What is expected:
Only the lines from the start of the data through the line containing "(271,128) node [pctlbl]" should be written out, exactly as they are, with both ends included and the pictures left out.

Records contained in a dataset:
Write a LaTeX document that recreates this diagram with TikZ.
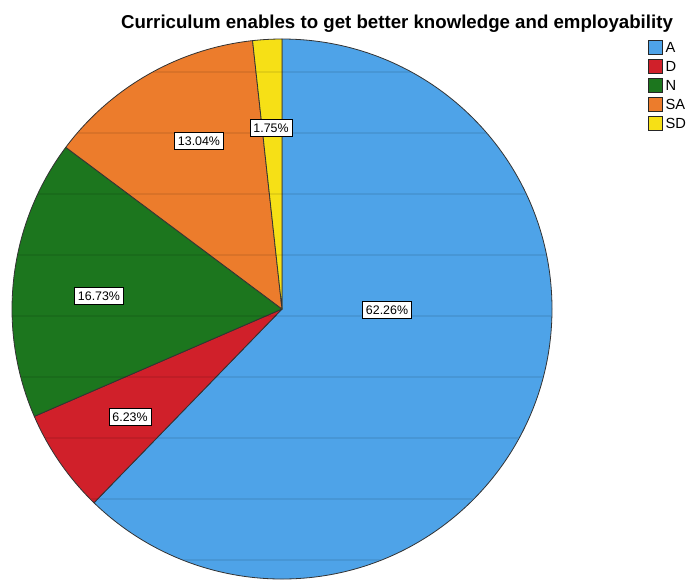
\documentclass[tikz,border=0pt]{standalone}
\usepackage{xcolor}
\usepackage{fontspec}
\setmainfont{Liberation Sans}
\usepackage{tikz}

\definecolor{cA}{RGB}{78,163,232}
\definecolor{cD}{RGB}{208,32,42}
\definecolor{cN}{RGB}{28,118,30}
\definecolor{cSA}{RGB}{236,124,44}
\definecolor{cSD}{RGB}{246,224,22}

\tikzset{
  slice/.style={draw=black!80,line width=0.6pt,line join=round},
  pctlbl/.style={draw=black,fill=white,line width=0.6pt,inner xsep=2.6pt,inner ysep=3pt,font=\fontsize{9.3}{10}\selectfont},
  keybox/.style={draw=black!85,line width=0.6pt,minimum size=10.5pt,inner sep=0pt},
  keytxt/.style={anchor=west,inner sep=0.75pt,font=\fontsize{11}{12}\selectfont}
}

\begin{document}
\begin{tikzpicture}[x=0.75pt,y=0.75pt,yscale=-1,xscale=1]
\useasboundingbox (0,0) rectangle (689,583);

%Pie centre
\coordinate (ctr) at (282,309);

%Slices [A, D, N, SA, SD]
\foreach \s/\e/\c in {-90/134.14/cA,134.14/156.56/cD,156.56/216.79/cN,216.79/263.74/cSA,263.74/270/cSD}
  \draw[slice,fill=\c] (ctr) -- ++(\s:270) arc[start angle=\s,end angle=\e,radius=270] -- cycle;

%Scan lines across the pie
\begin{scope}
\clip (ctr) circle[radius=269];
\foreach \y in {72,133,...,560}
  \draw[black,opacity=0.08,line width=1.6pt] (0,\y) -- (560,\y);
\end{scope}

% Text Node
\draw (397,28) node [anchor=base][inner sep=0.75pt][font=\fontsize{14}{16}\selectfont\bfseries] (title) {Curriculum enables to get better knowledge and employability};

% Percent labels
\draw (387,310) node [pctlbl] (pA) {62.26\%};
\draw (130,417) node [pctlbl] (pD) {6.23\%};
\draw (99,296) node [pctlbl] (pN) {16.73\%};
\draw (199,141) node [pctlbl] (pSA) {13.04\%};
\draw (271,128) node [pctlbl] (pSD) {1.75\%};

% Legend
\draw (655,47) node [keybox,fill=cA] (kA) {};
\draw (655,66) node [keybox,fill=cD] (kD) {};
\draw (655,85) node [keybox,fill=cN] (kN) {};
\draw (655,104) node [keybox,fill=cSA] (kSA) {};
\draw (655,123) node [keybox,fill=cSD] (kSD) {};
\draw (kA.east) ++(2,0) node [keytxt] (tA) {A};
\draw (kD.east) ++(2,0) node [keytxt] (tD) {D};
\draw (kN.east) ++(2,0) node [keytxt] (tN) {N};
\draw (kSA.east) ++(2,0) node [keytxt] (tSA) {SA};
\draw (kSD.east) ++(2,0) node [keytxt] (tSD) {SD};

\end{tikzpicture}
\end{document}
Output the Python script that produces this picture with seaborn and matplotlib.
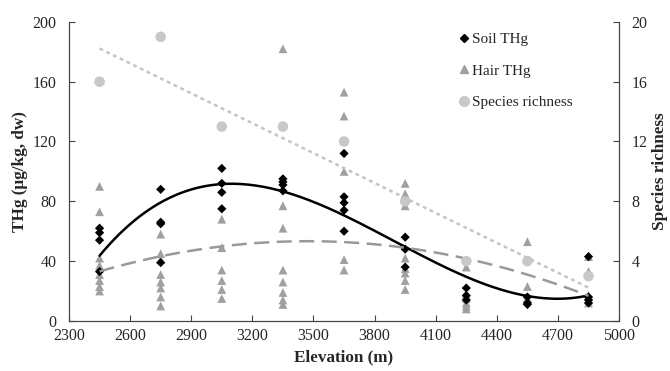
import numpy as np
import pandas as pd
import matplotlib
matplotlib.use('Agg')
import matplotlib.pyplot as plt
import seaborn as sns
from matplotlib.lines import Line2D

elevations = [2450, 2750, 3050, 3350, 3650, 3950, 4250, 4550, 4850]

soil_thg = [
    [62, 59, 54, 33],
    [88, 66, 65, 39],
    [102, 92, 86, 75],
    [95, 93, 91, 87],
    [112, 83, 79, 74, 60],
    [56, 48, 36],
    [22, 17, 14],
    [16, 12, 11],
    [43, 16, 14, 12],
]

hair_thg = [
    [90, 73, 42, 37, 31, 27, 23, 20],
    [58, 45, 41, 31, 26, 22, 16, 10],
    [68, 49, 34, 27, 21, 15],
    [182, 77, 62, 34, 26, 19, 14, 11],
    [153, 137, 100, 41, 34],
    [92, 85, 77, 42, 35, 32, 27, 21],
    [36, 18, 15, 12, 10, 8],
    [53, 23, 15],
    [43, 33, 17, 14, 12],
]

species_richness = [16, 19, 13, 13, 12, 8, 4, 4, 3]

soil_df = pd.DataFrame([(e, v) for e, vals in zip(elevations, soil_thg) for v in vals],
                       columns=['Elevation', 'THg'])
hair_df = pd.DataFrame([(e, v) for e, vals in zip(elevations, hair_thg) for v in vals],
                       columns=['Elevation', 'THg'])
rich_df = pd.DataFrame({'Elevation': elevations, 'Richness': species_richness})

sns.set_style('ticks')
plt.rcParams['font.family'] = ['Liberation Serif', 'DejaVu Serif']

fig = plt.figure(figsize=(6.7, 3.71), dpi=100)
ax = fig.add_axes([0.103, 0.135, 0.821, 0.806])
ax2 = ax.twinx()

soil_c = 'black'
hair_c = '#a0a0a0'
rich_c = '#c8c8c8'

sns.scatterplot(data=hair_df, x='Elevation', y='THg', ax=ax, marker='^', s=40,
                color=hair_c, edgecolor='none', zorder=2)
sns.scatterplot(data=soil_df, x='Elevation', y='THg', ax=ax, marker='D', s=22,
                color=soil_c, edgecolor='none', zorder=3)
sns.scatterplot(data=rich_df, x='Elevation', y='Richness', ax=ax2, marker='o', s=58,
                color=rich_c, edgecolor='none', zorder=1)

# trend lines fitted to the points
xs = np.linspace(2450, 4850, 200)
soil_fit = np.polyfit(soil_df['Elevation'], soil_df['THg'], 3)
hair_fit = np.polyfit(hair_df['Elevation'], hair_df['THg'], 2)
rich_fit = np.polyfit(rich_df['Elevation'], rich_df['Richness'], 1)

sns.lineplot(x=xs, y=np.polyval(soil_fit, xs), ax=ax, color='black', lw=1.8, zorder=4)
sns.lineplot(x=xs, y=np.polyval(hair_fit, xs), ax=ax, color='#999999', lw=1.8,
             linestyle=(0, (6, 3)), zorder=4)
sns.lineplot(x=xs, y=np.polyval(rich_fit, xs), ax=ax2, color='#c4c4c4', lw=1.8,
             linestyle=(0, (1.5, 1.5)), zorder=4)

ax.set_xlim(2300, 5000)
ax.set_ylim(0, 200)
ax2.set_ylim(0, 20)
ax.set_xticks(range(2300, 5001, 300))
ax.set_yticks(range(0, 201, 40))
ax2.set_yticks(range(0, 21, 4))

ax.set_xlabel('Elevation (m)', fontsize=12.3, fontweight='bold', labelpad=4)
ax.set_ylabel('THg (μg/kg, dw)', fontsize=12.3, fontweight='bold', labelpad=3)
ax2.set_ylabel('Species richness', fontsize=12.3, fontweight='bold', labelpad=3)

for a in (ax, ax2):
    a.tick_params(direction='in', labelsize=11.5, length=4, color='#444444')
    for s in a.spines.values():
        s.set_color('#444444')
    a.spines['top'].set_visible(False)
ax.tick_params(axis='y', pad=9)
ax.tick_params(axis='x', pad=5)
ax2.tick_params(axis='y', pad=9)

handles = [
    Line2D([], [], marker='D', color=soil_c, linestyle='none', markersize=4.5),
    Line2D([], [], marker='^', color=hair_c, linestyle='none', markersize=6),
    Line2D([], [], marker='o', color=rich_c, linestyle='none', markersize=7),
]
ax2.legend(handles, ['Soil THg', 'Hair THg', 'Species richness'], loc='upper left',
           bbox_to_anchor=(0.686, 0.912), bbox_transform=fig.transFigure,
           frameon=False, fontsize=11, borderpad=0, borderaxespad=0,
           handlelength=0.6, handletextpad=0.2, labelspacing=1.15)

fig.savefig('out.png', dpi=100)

Response:
Write a LaTeX document that recreates this diagram with TikZ.
\documentclass[tikz,border=0pt]{standalone}
\usepackage{xcolor}
\usepackage{fontspec}
\setmainfont{Liberation Sans}
\usepackage{tikz}

\definecolor{cA}{RGB}{78,163,232}
\definecolor{cD}{RGB}{208,32,42}
\definecolor{cN}{RGB}{28,118,30}
\definecolor{cSA}{RGB}{236,124,44}
\definecolor{cSD}{RGB}{246,224,22}

\tikzset{
  slice/.style={draw=black!80,line width=0.6pt,line join=round},
  pctlbl/.style={draw=black,fill=white,line width=0.6pt,inner xsep=2.6pt,inner ysep=3pt,font=\fontsize{9.3}{10}\selectfont},
  keybox/.style={draw=black!85,line width=0.6pt,minimum size=10.5pt,inner sep=0pt},
  keytxt/.style={anchor=west,inner sep=0.75pt,font=\fontsize{11}{12}\selectfont}
}

\begin{document}
\begin{tikzpicture}[x=0.75pt,y=0.75pt,yscale=-1,xscale=1]
\useasboundingbox (0,0) rectangle (689,583);

%Pie centre
\coordinate (ctr) at (282,309);

%Slices [A, D, N, SA, SD]
\foreach \s/\e/\c in {-90/134.14/cA,134.14/156.56/cD,156.56/216.79/cN,216.79/263.74/cSA,263.74/270/cSD}
  \draw[slice,fill=\c] (ctr) -- ++(\s:270) arc[start angle=\s,end angle=\e,radius=270] -- cycle;

%Scan lines across the pie
\begin{scope}
\clip (ctr) circle[radius=269];
\foreach \y in {72,133,...,560}
  \draw[black,opacity=0.08,line width=1.6pt] (0,\y) -- (560,\y);
\end{scope}

% Text Node
\draw (397,28) node [anchor=base][inner sep=0.75pt][font=\fontsize{14}{16}\selectfont\bfseries] (title) {Curriculum enables to get better knowledge and employability};

% Percent labels
\draw (387,310) node [pctlbl] (pA) {62.26\%};
\draw (130,417) node [pctlbl] (pD) {6.23\%};
\draw (99,296) node [pctlbl] (pN) {16.73\%};
\draw (199,141) node [pctlbl] (pSA) {13.04\%};
\draw (271,128) node [pctlbl] (pSD) {1.75\%};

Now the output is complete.